Before this dramatic moment however, there are an awful lot of brows to furrow and hands to wring. Sellars’ take on this story is to cast it as an examination of veterans or more specifically, what happens when warriors return home. The war is over and the story is not about Hercules' heroic feats as much as it is about the trouble of coming home from the war. Think of it as PTSD: The Opera. In fact, in his pre-concert talk, Sellars pointed out how he and the company had worked directly with a number of U.S. veterans in the development of this production. Recasting the opera's focus is a clever idea and certainly a well-intentioned one. Hercules and Dejanira struggle to communicate with one another on his return and her jealousy is only one issue in his family’s inability to comprehend what he has seen. Handel’s focus in the oratorio musically is on the women, so much of Hercules angst is reflected in the difficulties with his family following his long-anticipated return. The stage action is decidedly contemporary. Dejanira, sung here by Alice Coote, at one point takes tranquilizers from pill bottles to steady her nerves and when a camouflage-clad Hercules enters with his prisoner Iole in Act I she is dressed in a Guantanamo Bay-orange jumpsuit complete with a black sack covering her head only to sing searingly about the joy and beauty of freedom.

Lucy Crowe is the soprano singing through that sack in her Lyric Opera debut and she did so amazingly not just in that instance, but throughout all of her arias. Crowe’s U.S. engagements have been few to date, but hopefully with performances like these that is about to change. The clear, sure beauty of her tone was well matched with an equally superb cast. David Daniels sang Lichas splendidly and Alice Coote was jaw-dropping in her two tragic arias in the second act of the show. Eric Owens in the title role continues to amaze me not only for his vocal performance, but how committed he is to even the most physical and precarious bits of stage business. He delivers his final aria here splayed upside-down on the rocks as Hercules is dying. All of this was expertly managed by one of the world’s first names in Baroque music, Harry Bicket who led an intense musical performance from the orchestra.

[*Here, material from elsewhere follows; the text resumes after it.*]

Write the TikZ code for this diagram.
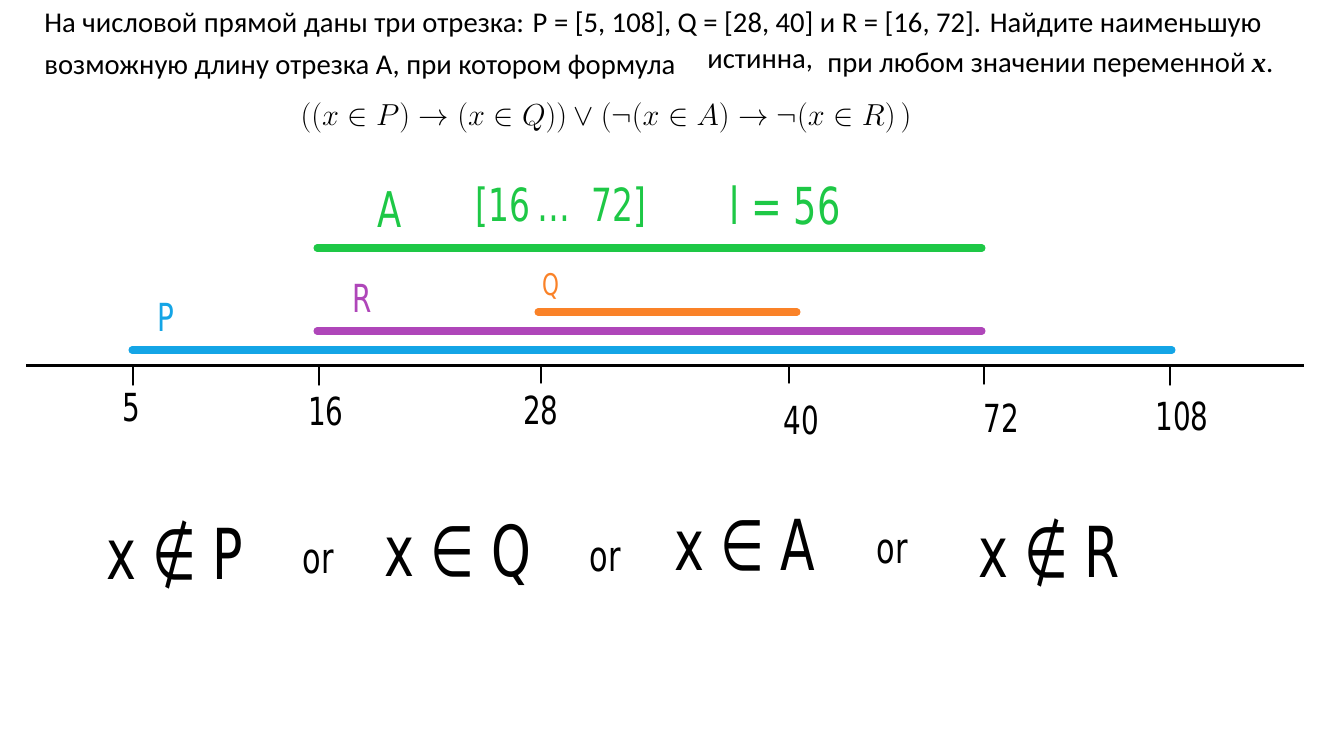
\documentclass[tikz,border=0pt]{standalone}
\usepackage{fontspec}
\setmainfont{Carlito}
\newfontfamily\handfont[FakeStretch=0.72]{DejaVu Sans}
\newfontfamily\varfont{Liberation Serif}
\usetikzlibrary{positioning}
\definecolor{segA}{RGB}{30,200,70}
\definecolor{segR}{RGB}{175,70,185}
\definecolor{segQ}{RGB}{250,130,40}
\definecolor{segP}{RGB}{20,165,230}
\begin{document}
\begin{tikzpicture}[x=0.02cm,y=-0.02cm,line cap=round,
  seg/.style={line width=4pt},
  hand/.style={font=\handfont\fontsize{22}{26}\selectfont,inner sep=0pt},
  task/.style={font=\fontsize{16.3}{19}\selectfont,inner sep=0pt,anchor=base west}]
  \useasboundingbox[fill=white] (0,0) rectangle (1329,748);
  % task text
  \node[task] (line1) at (44,32) {На числовой прямой даны три отрезка: P = [5, 108], Q = [28, 40] и R = [16, 72]. Найдите наименьшую};
  \node[task] (line2a) at (44,74) {возможную длину отрезка A, при котором формула};
  \node[task] (line2b) at (707,68) {истинна,};
  \node[task] (line2c) at (827,72) {при любом значении переменной {\varfont\bfseries\itshape x}.};
  \node[inner sep=0pt,font=\fontsize{17}{20}\selectfont] (formula) at (606,118)
    {$((x \in P) \to (x \in Q)) \vee (\neg(x \in A) \to \neg(x \in R)\,)$};
  % segments
  \coordinate (a1) at (317,248);  \coordinate (a2) at (982,248);
  \coordinate (r1) at (317,331);  \coordinate (r2) at (982,331);
  \coordinate (q1) at (538,312);  \coordinate (q2) at (797,312);
  \coordinate (p1) at (132,350);  \coordinate (p2) at (1172,350);
  \draw[seg,segA] (a1) -- (a2);
  \draw[seg,segR] (r1) -- (r2);
  \draw[seg,segQ] (q1) -- (q2);
  \draw[seg,segP] (p1) -- (p2);
  \node[hand,segA,font=\handfont\fontsize{28}{30}\selectfont] (labA) at (390,210) {A};
  \node[hand,segA,font=\handfont\fontsize{26}{28}\selectfont] (rngA) at (561,207) {[16\,\ldots\ \ 72]};
  \node[hand,segA,font=\handfont\fontsize{29}{30}\selectfont] (lenA) at (785,205) {l = 56};
  \node[hand,segR] (labR) at (362,298) {R};
  \node[hand,segQ,font=\handfont\fontsize{17}{20}\selectfont] (labQ) at (551,286) {Q};
  \node[hand,segP] (labP) at (166,317) {P};
  % number line
  \coordinate (ax1) at (26,365);  \coordinate (ax2) at (1304,365);
  \draw[line width=1.7pt,line cap=butt] (ax1) -- (ax2);
  \foreach \v/\px/\len/\lx/\ly in {5/133/385/131/408, 16/319/385/326/411, 28/541/383/541/410,
      40/789/383/801/420, 72/984/384/1001/418, 108/1170/385/1182/416} {
    \draw[line width=0.8pt] (\px,366) -- (\px,\len);
    \node[hand] (lab\v) at (\lx,\ly) {\v};
  }
  % answer
  \node[hand,font=\handfont\fontsize{40}{44}\selectfont] (notP) at (175,555) {x ∉ P};
  \node[hand,font=\handfont\fontsize{24}{28}\selectfont] (or1) at (318,562) {or};
  \node[hand,font=\handfont\fontsize{40}{44}\selectfont] (inQ) at (458,555) {x ∈ Q};
  \node[hand,font=\handfont\fontsize{24}{28}\selectfont] (or2) at (605,560) {or};
  \node[hand,font=\handfont\fontsize{40}{44}\selectfont] (inA) at (745,545) {x ∈ A};
  \node[hand,font=\handfont\fontsize{24}{28}\selectfont] (or3) at (892,552) {or};
  \node[hand,font=\handfont\fontsize{40}{44}\selectfont] (notR) at (1049,553) {x ∉ R};
\end{tikzpicture}
\end{document}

From Act III of Hercules Photo: Dan Rest/LOC 2011

But to be honest, despite all the evening’s fine musical qualities and the excellent pedigree and ideas of the production team, in practice, the show can be a bit dull, even for a Baroque opera. This is essentially a stand and deliver production. Tsypin’s set, consisting of a dozen broken off pillars surrounding a central stage of his trademark amorphous rocks, does nothing. The cast stands in front of it the whole time, sometimes sitting on a bench. The chorus, who sounded wonderful, wanders on and off stage in their modern if vaguely Greek-influenced outfits moving through their sets of prescribed hand gestures. At one point they wheel out a barbecue grill but its about the only sizable prop used in the who three hours. Despite staging Hercules in this operatic form, its birth as an oratorio is still clearly in the air. It’s particularly slow going for the first 30 minutes of the show when the action is almost exclusively focused on Hercules’ family lamenting his absence. It is pretty, but Handel has not set this oratorio with an opening barn-burner and despite some fabulous lighting, and beautiful stage images, this is not the most involved or gripping stage action you’re going to see. The lighting, however, is great, invoking a hazy and arid landscape that can become quite colorful and menacing in the concluding "mad" scenes of the work.

But with music this good, and some good ideas, it’s hard to complain too much about the evening overall. It's a worthwhile concept that is almost convincing and that is still pretty darn good for the operatic stage. The show runs through March 21.